I talked to a few cops who were mentioned in the newspaper stories. They said they knew Phil Cresta. When I told them Cresta had pulled many of the unsolved robberies they had worked on, they were stunned. At the time, Boston had two kinds of police: Boston cops patrolled the city itself, and the MDC (Metropolitan District Commission) cops had jurisdiction both in the city and in the cities around Boston that make up
the metropolitan area. (Today the MDC police have been merged with state police.) Pretty soon both kinds of cops, mostly retired, started telephoning me. Did Cresta do this job? That one? I told them all the same thing: buy the book. For I had already decided to go ahead with the project.

Besides using Crowley's notes, which were detailed enough to include conversations Phil wanted recounted, I interviewed members of Phil Cresta's family, his friends and his enemies, good guys and bad guys, cops and robbers. I went over FBI documents, over police reports and police FIOs (field interrogation observations), and I scanned newspapers from Boston, Chicago, New York, and Kansas City. But this book would never had been written and the story never told if it wasn't for the perseverance of Billy Crowley.
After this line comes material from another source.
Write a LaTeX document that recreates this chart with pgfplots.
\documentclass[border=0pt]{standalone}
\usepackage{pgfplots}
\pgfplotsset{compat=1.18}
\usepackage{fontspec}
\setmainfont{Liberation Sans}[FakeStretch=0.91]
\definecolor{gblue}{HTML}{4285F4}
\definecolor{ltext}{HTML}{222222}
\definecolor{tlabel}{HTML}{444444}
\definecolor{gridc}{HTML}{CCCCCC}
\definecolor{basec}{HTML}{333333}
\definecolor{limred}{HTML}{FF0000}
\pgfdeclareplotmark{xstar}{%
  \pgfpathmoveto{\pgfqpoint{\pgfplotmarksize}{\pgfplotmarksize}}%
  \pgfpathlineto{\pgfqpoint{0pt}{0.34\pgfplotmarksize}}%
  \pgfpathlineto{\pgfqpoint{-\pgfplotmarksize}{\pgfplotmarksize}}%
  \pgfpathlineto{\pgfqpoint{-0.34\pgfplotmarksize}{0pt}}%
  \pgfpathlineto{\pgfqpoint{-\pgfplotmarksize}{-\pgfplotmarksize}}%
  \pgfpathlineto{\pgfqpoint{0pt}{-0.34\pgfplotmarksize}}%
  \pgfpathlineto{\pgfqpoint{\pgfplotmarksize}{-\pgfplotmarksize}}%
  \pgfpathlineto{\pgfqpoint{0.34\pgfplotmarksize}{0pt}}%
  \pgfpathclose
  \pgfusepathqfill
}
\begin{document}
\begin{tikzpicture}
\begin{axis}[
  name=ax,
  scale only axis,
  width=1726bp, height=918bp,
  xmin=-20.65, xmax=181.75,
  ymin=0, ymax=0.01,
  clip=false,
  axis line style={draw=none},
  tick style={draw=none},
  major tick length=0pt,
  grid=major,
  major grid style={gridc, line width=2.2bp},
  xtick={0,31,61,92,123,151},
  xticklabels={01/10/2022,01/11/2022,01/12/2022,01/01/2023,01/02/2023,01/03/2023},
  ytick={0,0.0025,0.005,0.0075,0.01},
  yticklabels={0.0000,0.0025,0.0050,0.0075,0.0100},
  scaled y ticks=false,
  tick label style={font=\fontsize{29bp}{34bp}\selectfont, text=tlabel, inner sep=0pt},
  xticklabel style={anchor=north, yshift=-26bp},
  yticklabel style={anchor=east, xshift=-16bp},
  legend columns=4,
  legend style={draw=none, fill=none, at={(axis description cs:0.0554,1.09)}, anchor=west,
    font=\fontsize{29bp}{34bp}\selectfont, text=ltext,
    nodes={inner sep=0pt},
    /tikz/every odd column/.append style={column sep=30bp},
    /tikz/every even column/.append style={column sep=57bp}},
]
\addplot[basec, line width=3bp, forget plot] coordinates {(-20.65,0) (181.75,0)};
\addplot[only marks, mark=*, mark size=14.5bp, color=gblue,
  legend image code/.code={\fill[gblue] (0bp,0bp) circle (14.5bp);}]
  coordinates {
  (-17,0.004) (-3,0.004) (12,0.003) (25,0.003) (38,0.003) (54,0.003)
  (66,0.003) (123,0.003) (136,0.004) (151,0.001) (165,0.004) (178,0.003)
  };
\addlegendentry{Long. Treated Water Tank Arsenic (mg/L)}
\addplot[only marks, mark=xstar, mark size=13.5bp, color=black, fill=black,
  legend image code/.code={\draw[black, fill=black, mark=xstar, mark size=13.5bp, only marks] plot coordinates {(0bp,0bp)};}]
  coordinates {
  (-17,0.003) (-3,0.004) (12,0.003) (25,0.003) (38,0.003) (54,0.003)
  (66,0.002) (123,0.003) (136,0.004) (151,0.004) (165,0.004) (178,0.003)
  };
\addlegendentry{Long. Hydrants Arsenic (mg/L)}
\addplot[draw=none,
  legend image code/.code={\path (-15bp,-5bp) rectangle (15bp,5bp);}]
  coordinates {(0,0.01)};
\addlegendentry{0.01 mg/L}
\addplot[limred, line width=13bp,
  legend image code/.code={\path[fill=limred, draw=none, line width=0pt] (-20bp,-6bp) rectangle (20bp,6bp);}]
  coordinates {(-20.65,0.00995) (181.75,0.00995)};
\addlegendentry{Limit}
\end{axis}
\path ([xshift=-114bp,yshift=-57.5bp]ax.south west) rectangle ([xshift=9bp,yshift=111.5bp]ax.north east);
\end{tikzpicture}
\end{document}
Billy is a lifelong friend of Bobby Cresta, one of Phil's younger brothers. Crowley had briefly met Phil in their Medford neighborhood when Crowley was twelve years old. This was shortly after the Crestas moved from the North End to Medford, after Phil and Bobby's father died. Phil lived in Medford, near his family, after he was released from Norfolk prison in 1948. But Billy Crowley never had dealings with Phil until after the Cresta team was long out of business. For, as was often true in Boston-Irish families, Billy had had the choice of becoming either a wise guy or a cop. He chose to be a cop, one of Cresta's “enemies.”

Years later, in the twilight of Phil Cresta's life, Billy Crowley, retired from the force, offered to share his South Boston apartment with a then-hard-up Phil. Night after night, the aging wise guy talked about his exploits, recalling conversations from his early days in the North End and documenting what he could. He said he wanted his story told after he died, but he asked that the real names of his two wives and one mistress, his seven children, his two partners, and the one movie star he worked with be kept secret. They had either been bystanders or under pressure to cooperate or had paid their time and deserved to go on with their lives unimpeded by publicity. As Cresta talked of his
successes in the 1960s and of the famous 1968 Brink's robbery, the ex-cop Billy Crowley took copious notes.
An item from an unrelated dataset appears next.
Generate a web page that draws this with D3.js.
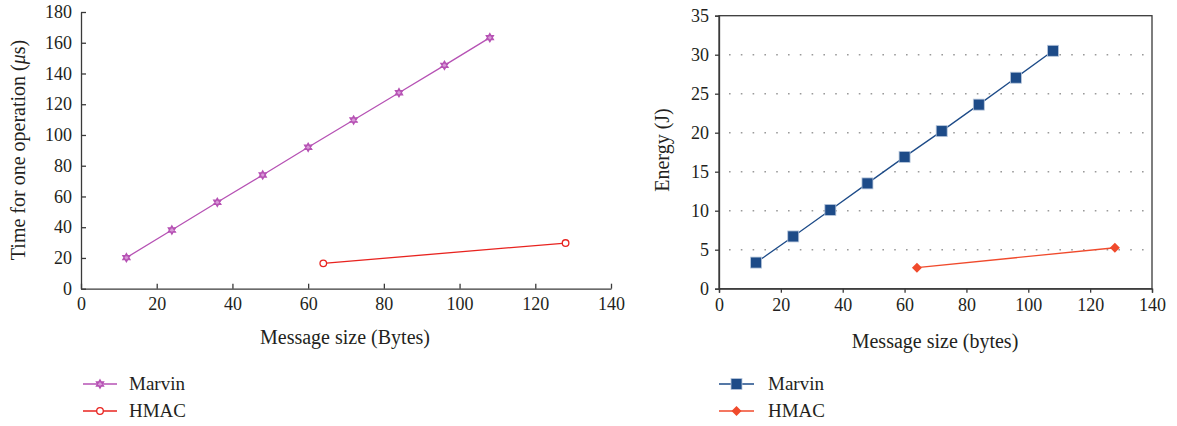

Crime, betrayal, murder, and intrigue filled the life of Phil Cresta. The FBI's Boston chief described him in a memo to J. Edgar Hoover as one of the best burglars and lock pickers on the East Coast. That December 12, 1969, memo says that “Subject is known to have participated in many burglaries, as well as armed robberies.” But that FBI agent, like most people, had no true idea how active Cresta really was. Cresta masterminded not only the Brink's robbery of December 1968, but more than five hundred other crimes that remain unsolved on police records. There is nowhere near enough room in this book to tell of them all. But thanks to Billy Crowley and my corroborating research, the story Phil Cresta told about some of these crimes is now being made public.
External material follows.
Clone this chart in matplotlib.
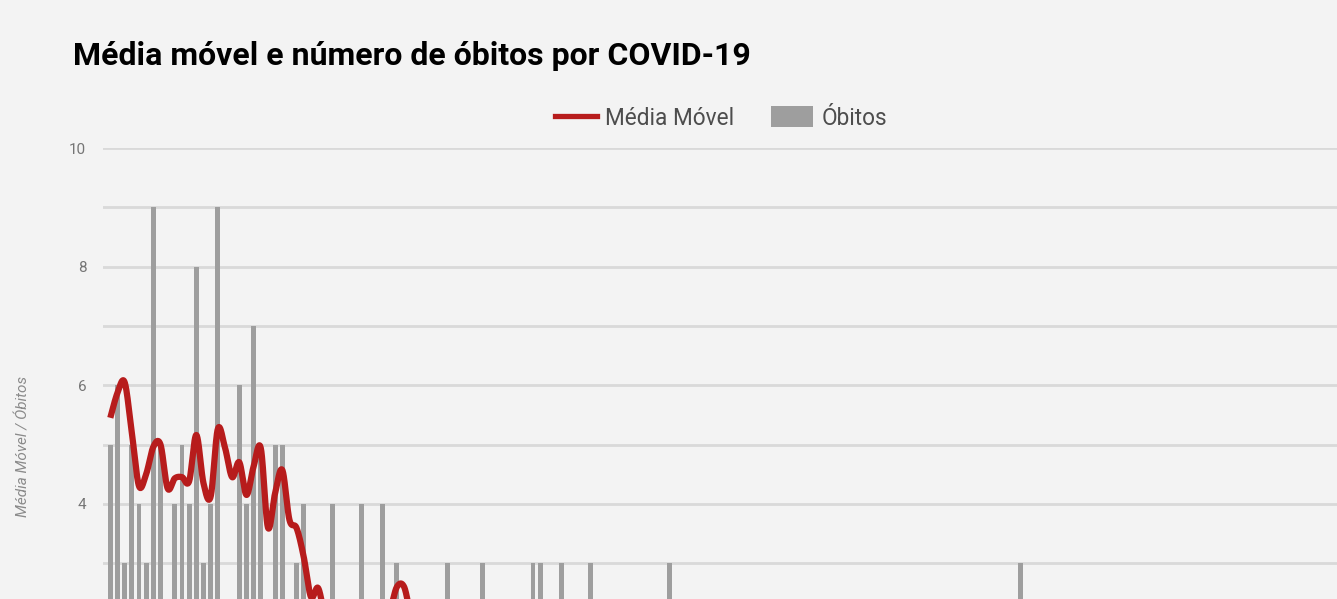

Phil Cresta started robbing before the crimes related in this book occurred. His robberies of jewelers, furriers, and armored car companies in the Boston area and elsewhere happened during the 1960s, and he was finally tried in 1974. During his career, he injured and killed when he felt he had to; he bought politicians, bribed judges, and got sentences fixed; he toyed with city, state, and federal law enforcement for over thirty years—yet his generosity and compassion were legendary. Here are parts of his story.